ワニ狩り連絡帳2

前世のワニ狩りの楽しい思い出。ネコのニェネントとの暮らし。

『リング』(1998) 鈴木光司:原作 高橋洋:脚本 中田秀夫:監督

 日本のみならず海外でも大ヒットして、いわゆる「ジャパニーズ・ホラー」ブームの発端にもなった作品だけれども、原作はそこまでにベストセラーになっていたわけでもない。
 興味深いのはこのとき、日本ではほぼ同時期にこの『リング』と、同じく海外でも評価された黒沢清監督の『CURE』とが公開されていたこと(『リング』は1998年1月31日公開、『CURE』は1997年12月27日公開)。
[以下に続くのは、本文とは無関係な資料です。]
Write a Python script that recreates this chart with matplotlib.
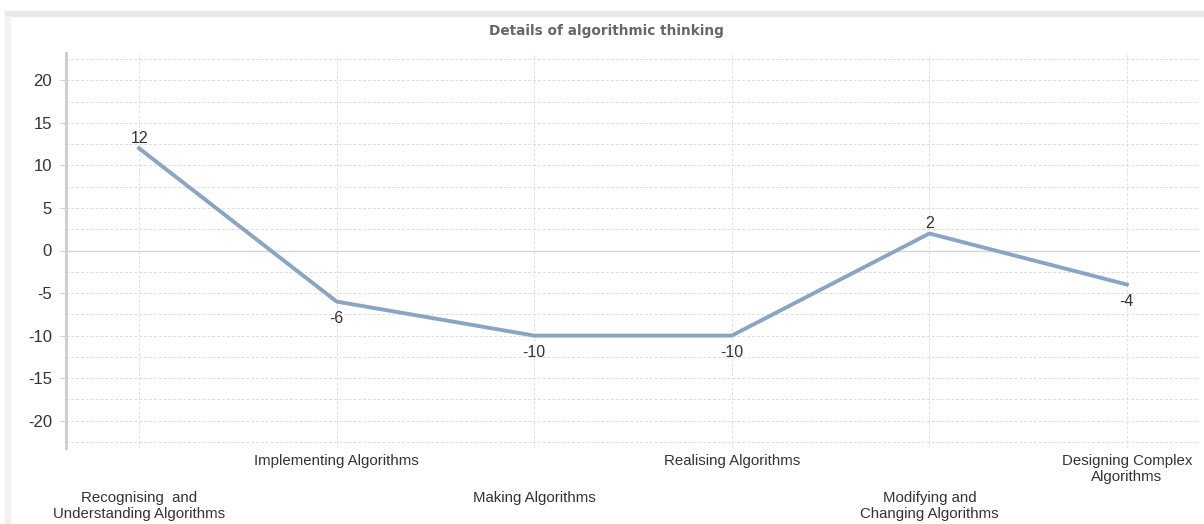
import matplotlib
matplotlib.use("Agg")
import matplotlib.pyplot as plt
from matplotlib.patches import Rectangle

categories = [
    "Recognising  and\nUnderstanding Algorithms",
    "Implementing Algorithms",
    "Making Algorithms",
    "Realising Algorithms",
    "Modifying and\nChanging Algorithms",
    "Designing Complex\nAlgorithms",
]
values = [12, -6, -10, -10, 2, -4]
label_above = [True, False, False, False, True, False]
yticks = [-20, -15, -10, -5, 0, 5, 10, 15, 20]

FONT = ["Liberation Sans", "DejaVu Sans"]

W, H = 1204, 524
fig = plt.figure(figsize=(W / 100, H / 100), dpi=100)
fig.patch.set_facecolor("white")

# outer frame bands
fig.patches.append(Rectangle((5 / W, 1 - 16 / H), 1 - 5 / W, 5 / H,
                             transform=fig.transFigure, color="#e8e8e8", zorder=0))
fig.patches.append(Rectangle((5 / W, 0), 5 / W, 1 - 16 / H,
                             transform=fig.transFigure, color="#f3f3f3", zorder=0))

ax = fig.add_axes([66 / W, 1 - 448 / H, (1200 - 66) / W, (448 - 53) / H])
ax.set_facecolor("none")
x = list(range(len(values)))
ax.set_xlim(-0.37, 5.37)
ax.set_ylim(-23.2, 23.2)

# gridlines
for yy in [v / 2 for v in range(-45, 46, 5)]:
    if abs(yy) <= 23 and yy != 0:
        ax.axhline(yy, color="#dcdcdc", lw=0.7, ls=(0, (3, 2)), zorder=1)
ax.axhline(0, color="#d4d4d4", lw=1.0, zorder=1)
for xi in x:
    ax.axvline(xi, color="#e0e0e0", lw=0.7, ls=(0, (3, 2)), zorder=1)

ax.plot(x, values, color="#8aa4c4", lw=2.8, zorder=3, solid_joinstyle="round")

for xi, v, above in zip(x, values, label_above):
    if above:
        ax.annotate(str(v), (xi, v), xytext=(0, 2), textcoords="offset points",
                    ha="center", va="bottom", fontsize=11.5, color="#333333",
                    family=FONT)
    else:
        ax.annotate(str(v), (xi, v), xytext=(0, -6.5), textcoords="offset points",
                    ha="center", va="top", fontsize=11.5, color="#333333",
                    family=FONT)

ax.set_yticks(yticks)
ax.set_yticklabels([str(t) for t in yticks], fontsize=12, color="#333333",
                   family=FONT)
ax.tick_params(axis="y", length=4, color="#cccccc", pad=6)
ax.set_xticks(x)
ax.set_xticklabels([])
ax.tick_params(axis="x", length=0)

for s in ["top", "right", "bottom"]:
    ax.spines[s].set_visible(False)
ax.spines["left"].set_color("#cccccc")
ax.spines["left"].set_linewidth(2)

# staggered category labels
for xi, lab in enumerate(categories):
    off = -4 if xi % 2 == 1 else -31
    ax.annotate(lab, (xi, 0), xycoords=("data", "axes fraction"),
                xytext=(0, off), textcoords="offset points",
                ha="center", va="top", fontsize=10.8, color="#333333",
                linespacing=1.2, family=FONT)

fig.text(606 / W, 1 - 31 / H, "Details of algorithmic thinking", ha="center",
         va="center", fontsize=9.8, fontweight="bold", color="#666666")

fig.savefig("out.png", dpi=100)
 まさにこの2本の作品が海外で「ジャパニーズ・ホラー」と評価されたのだけれども、この日『リング』を観てみると、2本の作品に共通点もあったことに気づいた。
 『CURE』においては、過去にメスマーの催眠術治療を研究していた人物の存在が現在の不可解な事件を解くキーとなり、古いモノクロの映像が参照されたりもしたのだが、この『リング』では現在の「呪い」の源泉は過去の超能力研究であるとされ、その「呪いのヴィデオ」にはやはり古いモノクロの映像(特に貞子の母の志津子が鏡の前で髪をとかす場面)が出てくる。両作品におけるこの「過去のモノクロ映像」というのがまさに「映画的」に生かされ、この2本の「新しいホラー映画」を特徴づけることにもなっていたと、わたしは思う。

 このことの背後には、この『リング』の脚本を書いた高橋洋の存在があるだろうとわたしは考えるのだが、この時期Vシネマを連続して撮っていた黒沢清はやはり高橋洋の脚本で撮った作品も2本ほどあったし、『CURE』の脚本を書いていた黒沢清は、高橋洋から進行中の『リング』の話を聞いてはいたことだろう(だから「模倣した」などというつもりはまったくないが)。
 このことでもうひとつ興味深いのは、『リング』の中で真田広之は大学の非常勤講師という設定らしいのだが、そこで物理数学を教えているのではないかと思えるシーンがあった(黒板に物理数学の計算式を書いていたのだ)。
 これは黒沢清のVシネ『蛇の道』(もちろん脚本は高橋洋)の中で、主人公の哀川翔が塾で物理数学を教えていたことに呼応している。
 その他にも、この『リング』と黒沢清作品で共通するポイントもあるように思うが、とりあえず以上の点を。

 さて、この『リング』をしっかり観てみると、単なる「怖い、怖い」の「ホラー」であるより、「サスペンス・ミステリー」要素の強い作品なのだなあと思った。ヒロインの浅川玲子(松嶋菜々子)は、「呪いのヴィデオ」を見てしまったせいで親族の少女が不可解な死を遂げたことから、その「呪いのヴィデオ」とは何か?ということを探偵のように探っていく。その過程で自分も「呪いのヴィデオ」を見てしまい、以降元の夫の竜司(真田広之)の助けを借り、共にヴィデオの謎を探ることになる。ここで竜司が霊感が強いというか超能力を持っているというか、関係者を突きとめてその人物に触れると、その人物が隠していた過去が透視できるのである。この「透視」というのが、ひとつにこの映画の成功の要因というか、妙に説明を労さずとも瞬間に、ヴィジュアルとして観客に「謎の答え」を提示することができるわけだ。おかげで作品の尺数も「95分」とコンパクトにまとめ、密度の濃い作品になった。

 あと、映画に登場する「部屋」というものが、その「陰」に何か潜んでいるのではないかと不穏な空気を漂わせていて(じっさいに何か異物が見えたシーンがあったみたいな気がする)、特に竜司の住むアパートの古めかしい感じ、問題のテレビの置かれた部屋の畳敷きなど、ある面で過去の日本の「怪談映画」の伝統を継承していたのではないか、とも思う。

 あとやはり、その「呪いのヴィデオ」、とりわけ貞子の登場シーンの演出の見事さ、これこそがこの映画大ヒットの理由ではあっただろう。それで、わかっていてもその「貞子がテレビから出てくる場面」では戦慄したよ。
 この映画の製作者は映画館でこの映画を観て、その貞子のシーンで男性観客が「うわぁ!」と叫ぶのを聞いて、映画の成功を確信したのだという。
 しかし、中谷美紀竹内結子も出演していたということ、まるで知らなかった(中谷美紀の出番はほんとうに短いのだけれども、オープニングクレジットでは松嶋菜々子真田広之と並んで3人が冒頭にその名前が出て、「主役級」なのかと思ってしまった)。